## WHAT YOU NEED TO DO
Copy out every line exactly as given.

## SUPPLIED DATA
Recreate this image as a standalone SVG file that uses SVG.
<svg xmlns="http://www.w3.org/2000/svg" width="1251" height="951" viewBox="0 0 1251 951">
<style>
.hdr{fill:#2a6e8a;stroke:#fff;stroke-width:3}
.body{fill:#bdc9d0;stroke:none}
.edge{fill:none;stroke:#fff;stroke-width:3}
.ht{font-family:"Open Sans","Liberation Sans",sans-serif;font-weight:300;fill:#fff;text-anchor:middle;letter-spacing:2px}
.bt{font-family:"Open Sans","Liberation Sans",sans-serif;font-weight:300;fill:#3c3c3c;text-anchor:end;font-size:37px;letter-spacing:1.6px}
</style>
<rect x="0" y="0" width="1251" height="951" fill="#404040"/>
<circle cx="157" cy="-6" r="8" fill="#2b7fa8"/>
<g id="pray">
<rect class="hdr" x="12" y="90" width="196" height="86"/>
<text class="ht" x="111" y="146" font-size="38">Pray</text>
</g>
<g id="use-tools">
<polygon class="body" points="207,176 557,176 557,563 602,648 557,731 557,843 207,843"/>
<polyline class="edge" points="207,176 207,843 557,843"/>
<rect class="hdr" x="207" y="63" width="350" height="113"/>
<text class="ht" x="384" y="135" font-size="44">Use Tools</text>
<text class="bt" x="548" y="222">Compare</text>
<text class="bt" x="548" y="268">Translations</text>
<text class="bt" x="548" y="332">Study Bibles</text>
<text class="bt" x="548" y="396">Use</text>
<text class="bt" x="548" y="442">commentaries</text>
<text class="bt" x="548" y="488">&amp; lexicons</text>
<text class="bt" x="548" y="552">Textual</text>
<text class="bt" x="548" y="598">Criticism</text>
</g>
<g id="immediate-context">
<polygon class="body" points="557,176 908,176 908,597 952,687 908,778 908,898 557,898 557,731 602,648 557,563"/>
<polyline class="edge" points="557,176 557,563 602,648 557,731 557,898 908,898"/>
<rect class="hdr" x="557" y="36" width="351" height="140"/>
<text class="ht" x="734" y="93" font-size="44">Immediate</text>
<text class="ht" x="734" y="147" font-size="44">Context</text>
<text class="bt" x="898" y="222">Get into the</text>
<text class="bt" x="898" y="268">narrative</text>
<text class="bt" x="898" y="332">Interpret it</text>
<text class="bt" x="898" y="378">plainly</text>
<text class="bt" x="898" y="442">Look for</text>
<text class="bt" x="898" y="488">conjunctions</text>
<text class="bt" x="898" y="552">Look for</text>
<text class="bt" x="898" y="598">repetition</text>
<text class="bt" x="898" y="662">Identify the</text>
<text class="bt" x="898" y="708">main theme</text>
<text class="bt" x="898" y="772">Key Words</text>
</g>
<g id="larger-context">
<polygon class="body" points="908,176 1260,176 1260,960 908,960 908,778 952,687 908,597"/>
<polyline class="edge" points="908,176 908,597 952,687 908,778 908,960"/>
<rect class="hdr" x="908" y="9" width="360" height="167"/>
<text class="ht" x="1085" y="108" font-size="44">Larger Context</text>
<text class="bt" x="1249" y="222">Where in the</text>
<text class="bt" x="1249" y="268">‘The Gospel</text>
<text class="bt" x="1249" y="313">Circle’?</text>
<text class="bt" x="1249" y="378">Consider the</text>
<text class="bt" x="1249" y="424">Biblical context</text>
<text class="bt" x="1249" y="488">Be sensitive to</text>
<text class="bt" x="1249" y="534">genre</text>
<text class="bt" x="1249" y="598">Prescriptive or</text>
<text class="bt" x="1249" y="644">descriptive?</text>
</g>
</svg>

## ANSWER TO THIS EXERCISE
Recreate this image as a standalone SVG file that uses SVG.
<svg xmlns="http://www.w3.org/2000/svg" width="1251" height="951" viewBox="0 0 1251 951">
<style>
.hdr{fill:#2a6e8a;stroke:#fff;stroke-width:3}
.body{fill:#bdc9d0;stroke:none}
.edge{fill:none;stroke:#fff;stroke-width:3}
.ht{font-family:"Open Sans","Liberation Sans",sans-serif;font-weight:300;fill:#fff;text-anchor:middle;letter-spacing:2px}
.bt{font-family:"Open Sans","Liberation Sans",sans-serif;font-weight:300;fill:#3c3c3c;text-anchor:end;font-size:37px;letter-spacing:1.6px}
</style>
<rect x="0" y="0" width="1251" height="951" fill="#404040"/>
<circle cx="157" cy="-6" r="8" fill="#2b7fa8"/>
<g id="pray">
<rect class="hdr" x="12" y="90" width="196" height="86"/>
<text class="ht" x="111" y="146" font-size="38">Pray</text>
</g>
<g id="use-tools">
<polygon class="body" points="207,176 557,176 557,563 602,648 557,731 557,843 207,843"/>
<polyline class="edge" points="207,176 207,843 557,843"/>
<rect class="hdr" x="207" y="63" width="350" height="113"/>
<text class="ht" x="384" y="135" font-size="44">Use Tools</text>
<text class="bt" x="548" y="222">Compare</text>
<text class="bt" x="548" y="268">Translations</text>
<text class="bt" x="548" y="332">Study Bibles</text>
<text class="bt" x="548" y="396">Use</text>
<text class="bt" x="548" y="442">commentaries</text>
<text class="bt" x="548" y="488">&amp; lexicons</text>
<text class="bt" x="548" y="552">Textual</text>
<text class="bt" x="548" y="598">Criticism</text>
</g>
<g id="immediate-context">
<polygon class="body" points="557,176 908,176 908,597 952,687 908,778 908,898 557,898 557,731 602,648 557,563"/>
<polyline class="edge" points="557,176 557,563 602,648 557,731 557,898 908,898"/>
<rect class="hdr" x="557" y="36" width="351" height="140"/>
<text class="ht" x="734" y="93" font-size="44">Immediate</text>
<text class="ht" x="734" y="147" font-size="44">Context</text>
<text class="bt" x="898" y="222">Get into the</text>
<text class="bt" x="898" y="268">narrative</text>
<text class="bt" x="898" y="332">Interpret it</text>
<text class="bt" x="898" y="378">plainly</text>
<text class="bt" x="898" y="442">Look for</text>
<text class="bt" x="898" y="488">conjunctions</text>
<text class="bt" x="898" y="552">Look for</text>
<text class="bt" x="898" y="598">repetition</text>
<text class="bt" x="898" y="662">Identify the</text>
<text class="bt" x="898" y="708">main theme</text>
<text class="bt" x="898" y="772">Key Words</text>
</g>
<g id="larger-context">
<polygon class="body" points="908,176 1260,176 1260,960 908,960 908,778 952,687 908,597"/>
<polyline class="edge" points="908,176 908,597 952,687 908,778 908,960"/>
<rect class="hdr" x="908" y="9" width="360" height="167"/>
<text class="ht" x="1085" y="108" font-size="44">Larger Context</text>
<text class="bt" x="1249" y="222">Where in the</text>
<text class="bt" x="1249" y="268">‘The Gospel</text>
<text class="bt" x="1249" y="313">Circle’?</text>
<text class="bt" x="1249" y="378">Consider the</text>
<text class="bt" x="1249" y="424">Biblical context</text>
<text class="bt" x="1249" y="488">Be sensitive to</text>
<text class="bt" x="1249" y="534">genre</text>
<text class="bt" x="1249" y="598">Prescriptive or</text>
<text class="bt" x="1249" y="644">descriptive?</text>
</g>
</svg>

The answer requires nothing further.